There is some comfort in a perspective that is resigned to pre-determinism; for, if nothing can be changed, whatever we do in life is what would have happened anyway, and there is no changing it no matter how much we may try.  Fate is thus out of our hands; destiny is designed by forces unknown or beyond our comprehension; and the future cannot be influenced by our petty deeds or attempts to deviate.  Taken to the extreme, we are who we are and what we do, how we think and where we end up is purely a matter of fate.

There is, in the far reaches of the spectrum of such a belief-paradigm, a “silliness” that can accompany it – of merely resigning one’s self to sitting, eating potato chips and doing nothing, and excusing one’s slovenly self by declaring that nothing as to what one does matters, so why not just do the minimum requirement of living and allow life’s fate to preside.
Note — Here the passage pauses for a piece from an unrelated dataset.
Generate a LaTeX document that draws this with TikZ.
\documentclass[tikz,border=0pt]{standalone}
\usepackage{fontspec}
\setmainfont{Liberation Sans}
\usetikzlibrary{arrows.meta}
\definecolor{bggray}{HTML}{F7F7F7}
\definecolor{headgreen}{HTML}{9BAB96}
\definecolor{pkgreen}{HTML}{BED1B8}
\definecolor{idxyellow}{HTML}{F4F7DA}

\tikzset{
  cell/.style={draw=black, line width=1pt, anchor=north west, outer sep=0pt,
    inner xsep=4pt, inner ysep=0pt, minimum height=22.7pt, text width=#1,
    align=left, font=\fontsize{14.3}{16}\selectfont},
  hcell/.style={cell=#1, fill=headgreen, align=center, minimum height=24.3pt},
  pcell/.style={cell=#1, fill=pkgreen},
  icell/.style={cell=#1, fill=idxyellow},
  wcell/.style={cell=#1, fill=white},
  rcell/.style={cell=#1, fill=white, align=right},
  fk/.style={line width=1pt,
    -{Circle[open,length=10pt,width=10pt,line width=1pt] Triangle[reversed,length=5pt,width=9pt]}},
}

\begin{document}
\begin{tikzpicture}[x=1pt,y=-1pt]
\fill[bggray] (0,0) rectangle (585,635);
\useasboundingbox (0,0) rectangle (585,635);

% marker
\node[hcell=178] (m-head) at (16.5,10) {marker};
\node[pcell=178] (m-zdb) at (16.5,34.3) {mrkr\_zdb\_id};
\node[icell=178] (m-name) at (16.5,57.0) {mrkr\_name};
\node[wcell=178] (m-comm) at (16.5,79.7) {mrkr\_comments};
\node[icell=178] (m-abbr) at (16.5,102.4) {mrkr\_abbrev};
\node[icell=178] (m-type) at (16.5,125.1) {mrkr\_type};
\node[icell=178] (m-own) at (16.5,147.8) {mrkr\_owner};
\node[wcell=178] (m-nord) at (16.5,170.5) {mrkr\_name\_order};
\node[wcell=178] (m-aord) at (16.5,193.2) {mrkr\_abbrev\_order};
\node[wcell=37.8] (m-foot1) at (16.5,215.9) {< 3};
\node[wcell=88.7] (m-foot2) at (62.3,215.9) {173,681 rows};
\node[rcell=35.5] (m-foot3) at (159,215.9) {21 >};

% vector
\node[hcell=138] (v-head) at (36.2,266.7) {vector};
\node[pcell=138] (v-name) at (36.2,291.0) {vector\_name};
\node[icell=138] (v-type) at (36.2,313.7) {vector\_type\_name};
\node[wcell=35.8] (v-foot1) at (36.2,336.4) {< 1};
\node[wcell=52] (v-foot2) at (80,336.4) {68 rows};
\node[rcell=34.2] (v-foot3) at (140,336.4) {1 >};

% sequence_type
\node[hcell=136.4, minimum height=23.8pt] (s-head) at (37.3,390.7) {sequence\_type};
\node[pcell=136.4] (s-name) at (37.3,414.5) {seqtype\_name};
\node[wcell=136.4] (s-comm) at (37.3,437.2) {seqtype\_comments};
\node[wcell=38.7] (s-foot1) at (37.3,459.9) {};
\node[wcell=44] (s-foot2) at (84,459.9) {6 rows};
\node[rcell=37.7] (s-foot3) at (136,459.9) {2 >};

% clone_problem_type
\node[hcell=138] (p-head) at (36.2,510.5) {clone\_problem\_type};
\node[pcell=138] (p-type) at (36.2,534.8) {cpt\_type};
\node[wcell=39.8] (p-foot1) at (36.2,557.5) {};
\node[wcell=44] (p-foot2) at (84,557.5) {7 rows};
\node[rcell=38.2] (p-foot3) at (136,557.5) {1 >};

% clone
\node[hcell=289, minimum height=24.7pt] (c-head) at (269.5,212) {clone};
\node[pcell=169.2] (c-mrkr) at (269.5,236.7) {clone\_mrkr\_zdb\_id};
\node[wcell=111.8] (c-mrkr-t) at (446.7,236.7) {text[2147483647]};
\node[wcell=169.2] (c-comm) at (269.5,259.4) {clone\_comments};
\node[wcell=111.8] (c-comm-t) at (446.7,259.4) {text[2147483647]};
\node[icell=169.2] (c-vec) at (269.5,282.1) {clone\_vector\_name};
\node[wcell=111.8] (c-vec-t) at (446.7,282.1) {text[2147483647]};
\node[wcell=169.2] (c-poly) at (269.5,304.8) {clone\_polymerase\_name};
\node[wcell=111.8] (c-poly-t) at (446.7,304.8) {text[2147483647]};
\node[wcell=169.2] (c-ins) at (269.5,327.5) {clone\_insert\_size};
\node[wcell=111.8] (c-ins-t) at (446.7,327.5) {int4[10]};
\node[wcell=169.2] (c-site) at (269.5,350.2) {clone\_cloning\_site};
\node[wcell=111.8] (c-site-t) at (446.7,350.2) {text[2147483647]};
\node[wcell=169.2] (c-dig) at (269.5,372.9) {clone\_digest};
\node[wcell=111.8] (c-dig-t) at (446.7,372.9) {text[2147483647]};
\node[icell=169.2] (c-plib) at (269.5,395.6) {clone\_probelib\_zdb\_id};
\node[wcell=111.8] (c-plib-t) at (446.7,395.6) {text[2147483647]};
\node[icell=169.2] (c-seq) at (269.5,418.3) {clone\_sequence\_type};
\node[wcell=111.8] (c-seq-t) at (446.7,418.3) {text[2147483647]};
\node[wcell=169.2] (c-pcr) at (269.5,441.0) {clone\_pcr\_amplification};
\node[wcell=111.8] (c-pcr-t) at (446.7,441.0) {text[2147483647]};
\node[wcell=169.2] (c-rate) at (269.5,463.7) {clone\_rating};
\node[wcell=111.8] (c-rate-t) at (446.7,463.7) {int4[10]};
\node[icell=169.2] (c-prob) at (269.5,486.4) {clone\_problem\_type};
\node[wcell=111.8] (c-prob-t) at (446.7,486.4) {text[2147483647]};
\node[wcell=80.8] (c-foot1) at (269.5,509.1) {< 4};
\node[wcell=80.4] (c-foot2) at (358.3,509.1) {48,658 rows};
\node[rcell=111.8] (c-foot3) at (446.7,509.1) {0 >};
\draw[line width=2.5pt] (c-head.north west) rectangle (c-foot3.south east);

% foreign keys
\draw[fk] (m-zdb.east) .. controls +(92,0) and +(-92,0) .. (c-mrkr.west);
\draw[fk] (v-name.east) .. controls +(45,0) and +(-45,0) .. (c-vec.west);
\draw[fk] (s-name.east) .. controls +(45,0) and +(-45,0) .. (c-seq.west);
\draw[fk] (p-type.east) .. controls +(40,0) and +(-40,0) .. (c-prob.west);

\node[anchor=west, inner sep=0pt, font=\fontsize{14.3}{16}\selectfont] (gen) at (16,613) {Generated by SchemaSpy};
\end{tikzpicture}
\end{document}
The more serious side of fatalism is quite different; it is the protective comfort that, yes, we must strive and go about our lives, but in the end, in a retrospective look at what we have done, it never quite mattered whether we turned left, right, or went straight upon the narrow path, for the determinism of destiny had already been long ago decided.  It is somewhat of an anti-teleological existentialism, in that the absurdity of life is exponentially magnified in a decidedly defeatist meaningless of all actions and even thoughts; for, in Existentialism the French Style, it was in the very decision against suicide that one wills meaning like the figure of Sisyphus pushing the boulder up the hill, only to watch it roll down the other side, and to find meaning in the repetition of absurdity one engages in by pushing it again and again, like life and the monotony of daily living.

Beyond nothingness, there is the protective comfort of fatalism – knowing that one cannot be held responsible for the fated determinism of everything from major events impacting upheavals tumultuous as well as minor, where there is a sense of defeated security in such a cloak of philosophical nothingness.

For Federal employees and U.S. Postal workers who are considering filing for Federal Disability Retirement benefits, whether the Federal or Postal employee is under FERS, CSRS or CSRS Offset, there is often a similar sense that is akin to the protective comfort of fatalism – that there is nothing for the Federal or Postal worker to do but to submit to the harassment, allow the agency to punitively demean and diminish, and ultimately to be fired.

But there is the benefit of Federal Disability Retirement, and fatalism will not prevent one’s ability and capacity to file for the benefit.

Indeed, it is the false protection of fatalism which may be the primary obstacle to preparing, formulating, and taking charge of an effective Federal Disability Retirement submission.  It does, however, require an affirmative step in properly and aggressively heightening the chances of success, and that is where the protective comfort of fatalism will not be of help in fighting for one’s rights against the behemoth of agencies – the U.S. Office of Personnel Management, where the real fight against the myth of fated determinism needs to be battled.